-- Start of Recorded information --

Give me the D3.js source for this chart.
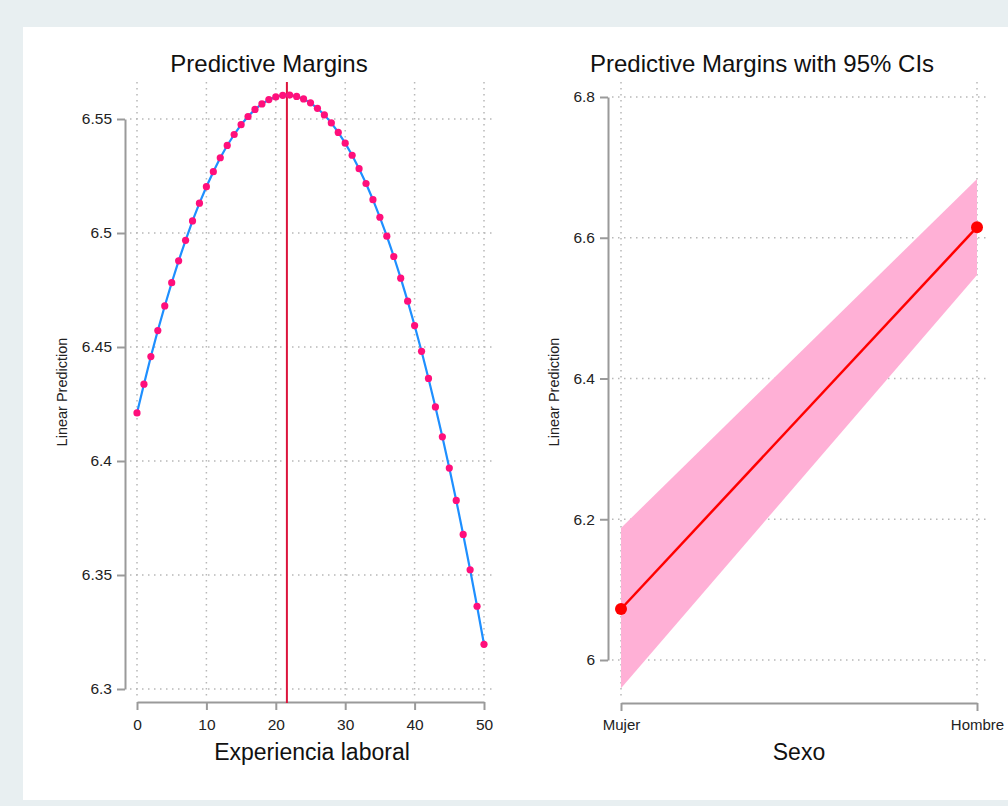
<!DOCTYPE html>
<html><head><meta charset="utf-8">
<script src="https://cdn.jsdelivr.net/npm/d3@7"></script>
<style>
html,body{margin:0;padding:0;background:#e8eff1;}
svg{display:block;font-family:"Liberation Sans",Arial,Helvetica,sans-serif;}
</style></head><body>
<svg id="c" width="1008" height="806"></svg>
<script>
// ---- Data ----
const experiencia = d3.range(0, 51);
const prediccion = [6.4211,6.4337,6.4458,6.4572,6.4680,6.4782,6.4878,6.4968,6.5053,6.5131,
  6.5203,6.5269,6.5330,6.5384,6.5432,6.5475,6.5511,6.5542,6.5566,6.5585,
  6.5597,6.5604,6.5605,6.5599,6.5588,6.5571,6.5547,6.5518,6.5483,6.5441,
  6.5394,6.5341,6.5282,6.5217,6.5146,6.5069,6.4986,6.4897,6.4802,6.4701,
  6.4594,6.4481,6.4362,6.4237,6.4106,6.3969,6.3827,6.3678,6.3523,6.3363,6.3196];
const picoExperiencia = 21.6;
const xTicksLeft = [0,10,20,30,40,50];
const yTicksLeft = [6.3,6.35,6.4,6.45,6.5,6.55];

const sexo = ["Mujer","Hombre"];
const margen = [6.0725, 6.615];
const ciLow = [5.960, 6.547];
const ciHigh = [6.1876, 6.6835];
const yTicksRight = [6, 6.2, 6.4, 6.6, 6.8];

const svg = d3.select("#c");
svg.append("rect").attr("x",23).attr("y",27).attr("width",985).attr("height",773).attr("fill","#fff");

const gridColor = "#b8b8b8", axisColor = "#9a9a9a";
function dotted(sel){ return sel.attr("stroke",gridColor).attr("stroke-width",1.5).attr("stroke-dasharray","1.5,4.5"); }

// ---- Left panel ----
const xL = d3.scaleLinear().domain([0,50]).range([137,484]);
const yL = d3.scaleLinear().domain([6.3,6.55]).range([689,119]);
const gL = svg.append("g");
xTicksLeft.forEach(t=>{ dotted(gL.append("line").attr("x1",xL(t)).attr("x2",xL(t)).attr("y1",82).attr("y2",699)); });
yTicksLeft.forEach(t=>{ dotted(gL.append("line").attr("x1",130).attr("x2",493).attr("y1",yL(t)).attr("y2",yL(t))); });

const axYL = gL.append("g").attr("transform","translate(125,0)")
  .call(d3.axisLeft(yL).tickValues(yTicksLeft).tickFormat(d3.format("~g")).tickSize(8).tickSizeOuter(0).tickPadding(5));
const axXL = gL.append("g").attr("transform","translate(0,702)")
  .call(d3.axisBottom(xL).tickValues(xTicksLeft).tickSize(8).tickSizeOuter(0).tickPadding(9));
[axYL,axXL].forEach(a=>{ a.selectAll("path,line").attr("stroke",axisColor).attr("stroke-width",2);
  a.selectAll("text").attr("fill","#222").attr("font-size",15.5).attr("font-family","Liberation Sans, Arial, sans-serif"); });

gL.append("line").attr("x1",xL(picoExperiencia)).attr("x2",xL(picoExperiencia)).attr("y1",82).attr("y2",703)
  .attr("stroke","#dc143c").attr("stroke-width",2);
gL.append("path").datum(experiencia)
  .attr("d", d3.line().x(d=>xL(d)).y((d,i)=>yL(prediccion[i])))
  .attr("fill","none").attr("stroke","#1e8fff").attr("stroke-width",2.2);
gL.selectAll("circle.p").data(experiencia).enter().append("circle")
  .attr("cx",d=>xL(d)).attr("cy",(d,i)=>yL(prediccion[i])).attr("r",3.6).attr("fill","#ff0f7b");

gL.append("text").attr("x",269).attr("y",72).attr("text-anchor","middle").attr("font-size",24).attr("fill","#111").text("Predictive Margins");
gL.append("text").attr("x",312).attr("y",760).attr("text-anchor","middle").attr("font-size",23).attr("fill","#111").text("Experiencia laboral");
gL.append("text").attr("transform","translate(67,392) rotate(-90)").attr("text-anchor","middle").attr("font-size",14.5).attr("fill","#222").text("Linear Prediction");

// ---- Right panel ----
const xR = d3.scalePoint().domain(sexo).range([621,977]);
const yR = d3.scaleLinear().domain([6,6.8]).range([660,97]);
const gR = svg.append("g");
sexo.forEach(s=>{ dotted(gR.append("line").attr("x1",xR(s)).attr("x2",xR(s)).attr("y1",82).attr("y2",699)); });
yTicksRight.forEach(t=>{ dotted(gR.append("line").attr("x1",612).attr("x2",988).attr("y1",yR(t)).attr("y2",yR(t))); });

gR.append("path").datum(sexo)
  .attr("d", d3.area().x(d=>xR(d)).y0((d,i)=>yR(ciLow[i])).y1((d,i)=>yR(ciHigh[i])))
  .attr("fill","#ffb0d6");
gR.append("path").datum(sexo)
  .attr("d", d3.line().x(d=>xR(d)).y((d,i)=>yR(margen[i])))
  .attr("fill","none").attr("stroke","#ff0000").attr("stroke-width",2.5);
gR.selectAll("circle.m").data(sexo).enter().append("circle")
  .attr("cx",d=>xR(d)).attr("cy",(d,i)=>yR(margen[i])).attr("r",6).attr("fill","#ff0000");

const axYR = gR.append("g").attr("transform","translate(608,0)")
  .call(d3.axisLeft(yR).tickValues(yTicksRight).tickFormat(d3.format("~g")).tickSize(8).tickSizeOuter(0).tickPadding(5));
const axXR = gR.append("g").attr("transform","translate(0,703)")
  .call(d3.axisBottom(xR).tickSize(8).tickSizeOuter(0).tickPadding(8));
[axYR,axXR].forEach(a=>{ a.selectAll("path,line").attr("stroke",axisColor).attr("stroke-width",2);
  a.selectAll("text").attr("fill","#222").attr("font-family","Liberation Sans, Arial, sans-serif"); });
axYR.selectAll("text").attr("font-size",15.5);
axXR.selectAll("text").attr("font-size",15);

gR.append("text").attr("x",762).attr("y",72).attr("text-anchor","middle").attr("font-size",24).attr("fill","#111").text("Predictive Margins with 95% CIs");
gR.append("text").attr("x",799).attr("y",760).attr("text-anchor","middle").attr("font-size",23).attr("fill","#111").text("Sexo");
gR.append("text").attr("transform","translate(559,392) rotate(-90)").attr("text-anchor","middle").attr("font-size",14.5).attr("fill","#222").text("Linear Prediction");
</script>
</body></html>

-- End of Recorded information --

Direction: Omitting all images, print the listing exactly.

Result below:
Give me the D3.js source for this chart.
<!DOCTYPE html>
<html><head><meta charset="utf-8">
<script src="https://cdn.jsdelivr.net/npm/d3@7"></script>
<style>
html,body{margin:0;padding:0;background:#e8eff1;}
svg{display:block;font-family:"Liberation Sans",Arial,Helvetica,sans-serif;}
</style></head><body>
<svg id="c" width="1008" height="806"></svg>
<script>
// ---- Data ----
const experiencia = d3.range(0, 51);
const prediccion = [6.4211,6.4337,6.4458,6.4572,6.4680,6.4782,6.4878,6.4968,6.5053,6.5131,
  6.5203,6.5269,6.5330,6.5384,6.5432,6.5475,6.5511,6.5542,6.5566,6.5585,
  6.5597,6.5604,6.5605,6.5599,6.5588,6.5571,6.5547,6.5518,6.5483,6.5441,
  6.5394,6.5341,6.5282,6.5217,6.5146,6.5069,6.4986,6.4897,6.4802,6.4701,
  6.4594,6.4481,6.4362,6.4237,6.4106,6.3969,6.3827,6.3678,6.3523,6.3363,6.3196];
const picoExperiencia = 21.6;
const xTicksLeft = [0,10,20,30,40,50];
const yTicksLeft = [6.3,6.35,6.4,6.45,6.5,6.55];

const sexo = ["Mujer","Hombre"];
const margen = [6.0725, 6.615];
const ciLow = [5.960, 6.547];
const ciHigh = [6.1876, 6.6835];
const yTicksRight = [6, 6.2, 6.4, 6.6, 6.8];

const svg = d3.select("#c");
svg.append("rect").attr("x",23).attr("y",27).attr("width",985).attr("height",773).attr("fill","#fff");

const gridColor = "#b8b8b8", axisColor = "#9a9a9a";
function dotted(sel){ return sel.attr("stroke",gridColor).attr("stroke-width",1.5).attr("stroke-dasharray","1.5,4.5"); }

// ---- Left panel ----
const xL = d3.scaleLinear().domain([0,50]).range([137,484]);
const yL = d3.scaleLinear().domain([6.3,6.55]).range([689,119]);
const gL = svg.append("g");
xTicksLeft.forEach(t=>{ dotted(gL.append("line").attr("x1",xL(t)).attr("x2",xL(t)).attr("y1",82).attr("y2",699)); });
yTicksLeft.forEach(t=>{ dotted(gL.append("line").attr("x1",130).attr("x2",493).attr("y1",yL(t)).attr("y2",yL(t))); });

const axYL = gL.append("g").attr("transform","translate(125,0)")
  .call(d3.axisLeft(yL).tickValues(yTicksLeft).tickFormat(d3.format("~g")).tickSize(8).tickSizeOuter(0).tickPadding(5));
const axXL = gL.append("g").attr("transform","translate(0,702)")
  .call(d3.axisBottom(xL).tickValues(xTicksLeft).tickSize(8).tickSizeOuter(0).tickPadding(9));
[axYL,axXL].forEach(a=>{ a.selectAll("path,line").attr("stroke",axisColor).attr("stroke-width",2);
  a.selectAll("text").attr("fill","#222").attr("font-size",15.5).attr("font-family","Liberation Sans, Arial, sans-serif"); });

gL.append("line").attr("x1",xL(picoExperiencia)).attr("x2",xL(picoExperiencia)).attr("y1",82).attr("y2",703)
  .attr("stroke","#dc143c").attr("stroke-width",2);
gL.append("path").datum(experiencia)
  .attr("d", d3.line().x(d=>xL(d)).y((d,i)=>yL(prediccion[i])))
  .attr("fill","none").attr("stroke","#1e8fff").attr("stroke-width",2.2);
gL.selectAll("circle.p").data(experiencia).enter().append("circle")
  .attr("cx",d=>xL(d)).attr("cy",(d,i)=>yL(prediccion[i])).attr("r",3.6).attr("fill","#ff0f7b");

gL.append("text").attr("x",269).attr("y",72).attr("text-anchor","middle").attr("font-size",24).attr("fill","#111").text("Predictive Margins");
gL.append("text").attr("x",312).attr("y",760).attr("text-anchor","middle").attr("font-size",23).attr("fill","#111").text("Experiencia laboral");
gL.append("text").attr("transform","translate(67,392) rotate(-90)").attr("text-anchor","middle").attr("font-size",14.5).attr("fill","#222").text("Linear Prediction");

// ---- Right panel ----
const xR = d3.scalePoint().domain(sexo).range([621,977]);
const yR = d3.scaleLinear().domain([6,6.8]).range([660,97]);
const gR = svg.append("g");
sexo.forEach(s=>{ dotted(gR.append("line").attr("x1",xR(s)).attr("x2",xR(s)).attr("y1",82).attr("y2",699)); });
yTicksRight.forEach(t=>{ dotted(gR.append("line").attr("x1",612).attr("x2",988).attr("y1",yR(t)).attr("y2",yR(t))); });

gR.append("path").datum(sexo)
  .attr("d", d3.area().x(d=>xR(d)).y0((d,i)=>yR(ciLow[i])).y1((d,i)=>yR(ciHigh[i])))
  .attr("fill","#ffb0d6");
gR.append("path").datum(sexo)
  .attr("d", d3.line().x(d=>xR(d)).y((d,i)=>yR(margen[i])))
  .attr("fill","none").attr("stroke","#ff0000").attr("stroke-width",2.5);
gR.selectAll("circle.m").data(sexo).enter().append("circle")
  .attr("cx",d=>xR(d)).attr("cy",(d,i)=>yR(margen[i])).attr("r",6).attr("fill","#ff0000");

const axYR = gR.append("g").attr("transform","translate(608,0)")
  .call(d3.axisLeft(yR).tickValues(yTicksRight).tickFormat(d3.format("~g")).tickSize(8).tickSizeOuter(0).tickPadding(5));
const axXR = gR.append("g").attr("transform","translate(0,703)")
  .call(d3.axisBottom(xR).tickSize(8).tickSizeOuter(0).tickPadding(8));
[axYR,axXR].forEach(a=>{ a.selectAll("path,line").attr("stroke",axisColor).attr("stroke-width",2);
  a.selectAll("text").attr("fill","#222").attr("font-family","Liberation Sans, Arial, sans-serif"); });
axYR.selectAll("text").attr("font-size",15.5);
axXR.selectAll("text").attr("font-size",15);

gR.append("text").attr("x",762).attr("y",72).attr("text-anchor","middle").attr("font-size",24).attr("fill","#111").text("Predictive Margins with 95% CIs");
gR.append("text").attr("x",799).attr("y",760).attr("text-anchor","middle").attr("font-size",23).attr("fill","#111").text("Sexo");
gR.append("text").attr("transform","translate(559,392) rotate(-90)").attr("text-anchor","middle").attr("font-size",14.5).attr("fill","#222").text("Linear Prediction");
</script>
</body></html>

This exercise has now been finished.